As for Perot putting Clinton in office, that's an old Republican claim that's been thoroughly disproven. Exit polls showed Perot supporters dividing equally between Bush and Clinton. Clinton was leading before Perot jumped back in the race. Analyses since then have broken down the numbers by regions and by every other division imaginable, and they all (all that I've seen) conclude that Clinton would have won without Perot running, and some conclude he may have won more strongly.

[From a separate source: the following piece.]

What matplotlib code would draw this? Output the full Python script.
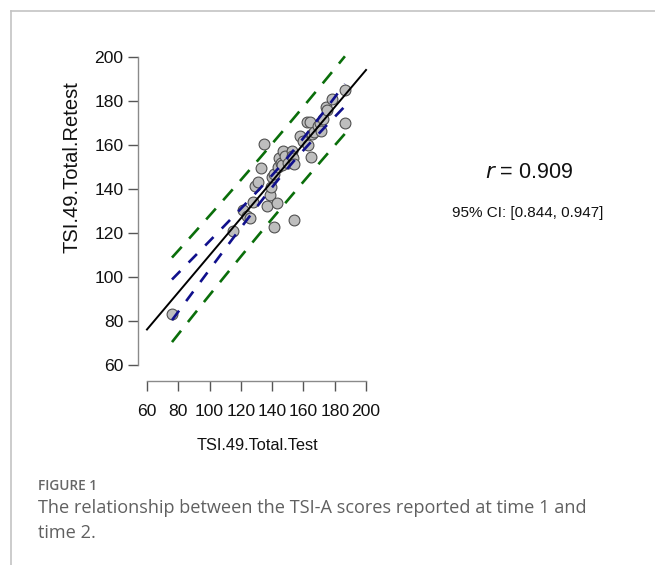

And one final point-- recursive formula analysis of the Florida 2000 "election" show that one factor determined how likely your vote was to not count. Not income, not education, not age, not voting experience, not even party. Race. Black voters lost their votes no matter what education or experience they had. It's almost like someone just went in and tampered with ballots in heavily black districts after the election-- especially since the regions that were pulled off the election boards right after Gore was declared the winner were heavily black, and turned out to be the regions with the most overvotes. You remember overvotes-- where a voter chose one candidate and then somehow another hole appeared on their ballot? I suspect that if Nader was not in the race, and Gore had picked up more votes (not a given), somehow just enough of those votes would have been "overvoted" to almost give Bush the election, too. But that's just my suspicion. One more point: although there was a 633% increase in Palm Beach county in the number of overvotes for president, there was no increase in the number of overvotes in any other category on the same ballot. People couldn't figure out how to vote for president, but they had no trouble for any other office.